In some places the things of man were very evident and the appearance was of sudden abandonment. On a few floors huge quantities of loose coffee beans simply spilled out of rotted sacks. Ground floor offices were littered with old telephone books, blank company forms and all sorts of soil and mineral samples in jars. We never understood the last bit but with a little research today I discovered some of the docks' and warehouses' history.



I found an account of the Port of Staten Island, its docks and development on Google Books in something called "Shipping - The Magazine of Marine Transportation, Construction and Supplies" from 1922. Its chock full of illustrations, detailed descriptions of the businesses concerned with the port operations and names of individuals involved and addresses where the businesses were located.

The buildings we were in were those of the American Dock Terminal. The president of the firm was A.B. Pouch who was related to William H. Pouch of Clifton's Pouch Terminal. Eventually the two complexes were practically combined. From the "Shipping" article it appears the oldest building was from about 1900 and the newest from 1922. By 1978 when we first explored them they were totally abandoned.

Mayor John. Hylan and Docks Commissioner Murray Hulbert had visions of Staten Island's North Shore becoming a major cargo port. Numerous thousand foot long covered piers were built increasing the existing facilities several fold. There were several large cargo complexes built or expanded to service the piers (American Dock Terminal, Union Transport Company and Pouch Terminal). It was an ambitious future.

Several great warehouses, of which only three survive, were built by the American Dock Terminal to house primarily grain and coffee (hence the beans on the floor decades later). There were small trains to service the complex and connected to the main shore track running between all the piers.

Today nothing of that plan remains as envisioned. At some point the Pouch family, which owned the ADT sold it off and it entered a long period of speculation and failed development attempts. The surviving buildings have been converted to co-ops. The piers are now mostly gone. Pier No.5 had housed a bar and restaurant through the early nineties until it collapsed. Recently, Pier No.6, long the NYC Parks Department's Cromwell Center, began collapsing into the bay. Something about shoddy workmanship during its numerous refurbishments I think I heard.


View Larger Map
Bay Landing from Bay Street - The remnants of the American Dock Terminal - American industry converted to over priced urban housing.
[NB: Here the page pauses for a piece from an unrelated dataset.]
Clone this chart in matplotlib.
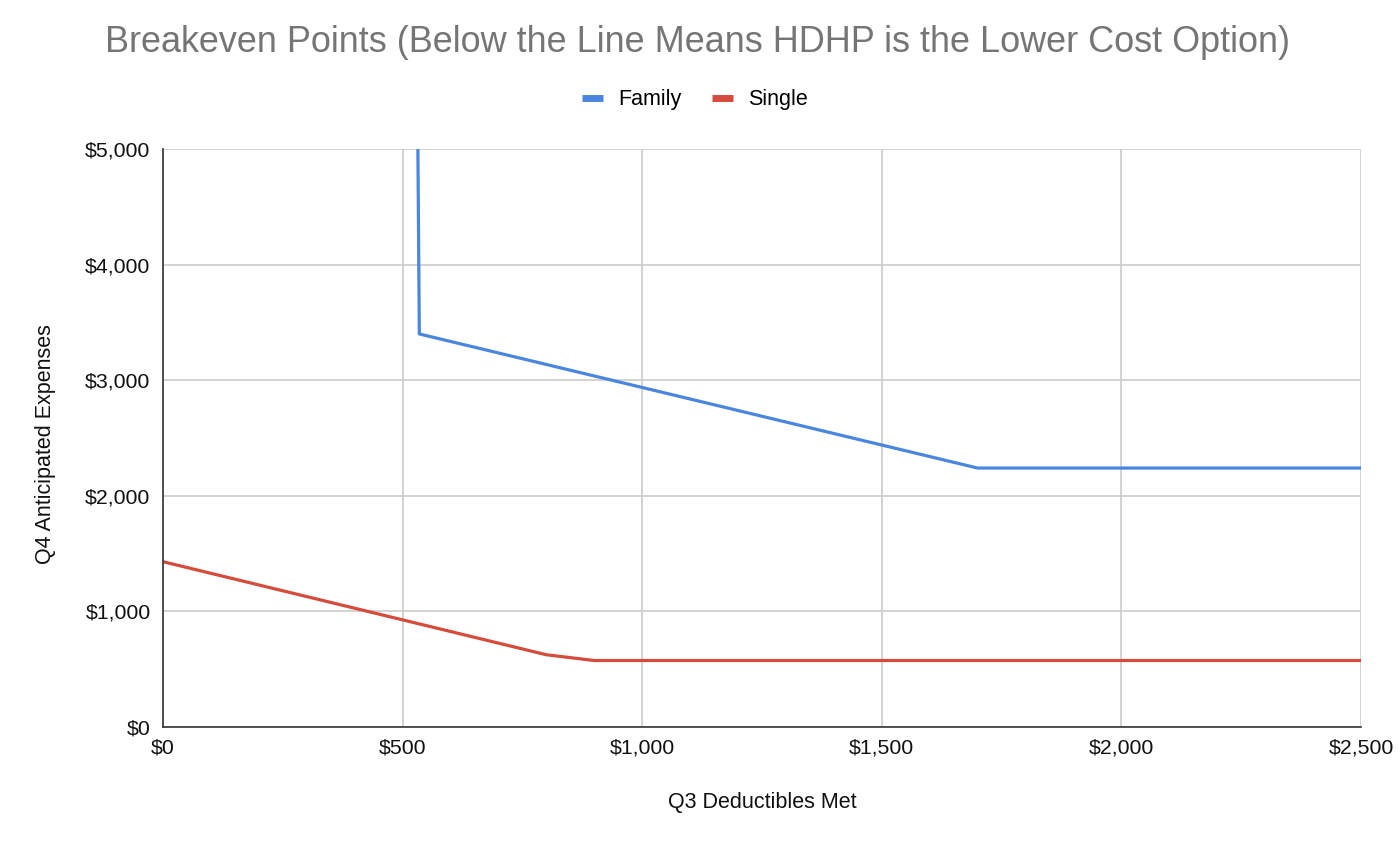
import matplotlib
matplotlib.use("Agg")
import matplotlib.pyplot as plt
from matplotlib.ticker import FuncFormatter, MultipleLocator

plt.rcParams['font.family'] = ['Liberation Sans', 'DejaVu Sans']

family_x = [532, 532, 535, 1700, 2500]
family_y = [5200, 5000, 3400, 2240, 2240]
single_x = [0, 800, 900, 2500]
single_y = [1430, 625, 575, 575]

fig = plt.figure(figsize=(14, 8.48), dpi=100)
ax = fig.add_axes([0.1164, 0.1427, 0.9721 - 0.1164, 0.8243 - 0.1427])

ax.plot(family_x, family_y, color='#4a86e0', lw=2.3, label='Family')
ax.plot(single_x, single_y, color='#d64b3c', lw=2.3, label='Single')

ax.set_xlim(0, 2500)
ax.set_ylim(0, 5000)
ax.xaxis.set_major_locator(MultipleLocator(500))
ax.yaxis.set_major_locator(MultipleLocator(1000))
fmt = FuncFormatter(lambda v, p: f"${v:,.0f}")
ax.xaxis.set_major_formatter(fmt)
ax.yaxis.set_major_formatter(fmt)
ax.grid(True, color='#cccccc', lw=1.2)
ax.set_axisbelow(True)
for s in ['top', 'right']:
    ax.spines[s].set_visible(False)
for s in ['left', 'bottom']:
    ax.spines[s].set_color('#333333')
    ax.spines[s].set_linewidth(1.2)
ax.tick_params(length=0, labelsize=15.3, colors='#111111')
ax.tick_params(axis='y', pad=9)
ax.tick_params(axis='x', pad=8)

ax.set_xlabel('Q3 Deductibles Met', fontsize=15.5, color='#111111', va='center')
ax.xaxis.set_label_coords(0.5, -0.1298)
ax.set_ylabel('Q4 Anticipated Expenses', fontsize=15.5, color='#111111', va='center')
ax.yaxis.set_label_coords(-0.098, 0.49)

fig.text(0.498, 1 - 52 / 848, 'Breakeven Points (Below the Line Means HDHP is the Lower Cost Option)',
         ha='center', va='baseline', fontsize=25.9, color='#757575')

leg = fig.legend(loc='center', bbox_to_anchor=(695 / 1400, 1 - 100 / 848), ncol=2, frameon=False,
                 fontsize=15.5, handlelength=1.0, handletextpad=0.7, columnspacing=1.4)
for h in leg.legend_handles:
    h.set_linewidth(5)
    h.set_solid_capstyle('butt')

fig.savefig('out.png', dpi=100)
I don't know how the American Dock Terminal came to its seemingly rushed end but I suspect it had to do with Staten Island's opposition to giant apartment construction.

In 1961 the developer William Zeckendorf bought the American Dock Terminal site from its owner, Gulf States Land and Industries, Inc., for $3 million (which means the newest buildings were in use for less than forty years). He planned to raze much of the site and build four or five 35 story buildings. The goal was 4,000 units geared toward the wealthy and for a rental price of $60 per room.

They would have clearly dominated the Island's skyline and opened the door for similar constructions across the borough. All he need was to get the property rezoned for residential use.

That didn't happened and in 1965 he went bankrupt. He and his son held onto the property, though, and waited for future developments. In 1975 a similar project was put forward to be financed by Westinghouse with the Zeckendorfs taking the actual lead on the project. A NY Times article from that year claims the politicians, community board and unions all supported the development. I strongly suspect the residents did not. This dream too faded away.

At some point the ownership of the property passed to a metals firm from Michigan (reading about the convoluted way they came to own the American Dock Terminal is mind boggling). The new owners developed a much more realistic and less ambitious residential development program and stuck with it. The original plan never came to pass but in 1981 the first of the Bay Landing buildings were converted.

I helped my grandfather, a floor scraper and carpenter, work in one of the earliest apartments in the Bay Landing building at the foot of Victory Boulevard opposite Lyon's Pool. It was a blank, white painted cement and plaster space to which my grandfather was adding hardwood floors and slightly raised section under the windows. Even to my fifteen year old eyes the conversion of the building from decaying industrial site to modern dwelling seemed cheap, poorly done. The plaster was already chipped and the cement exposed and cold. I haven't been in any of the buildings since.

This is a lot more content and history than I usually post but it's one of the first times I was able to pull up so much specific information online. I still don't know about the closure of though I suspect it had to do with a declining financial outlook. It's interesting to study about the rise, fall, and resurrection of a location and how plans changed so radically over two decades.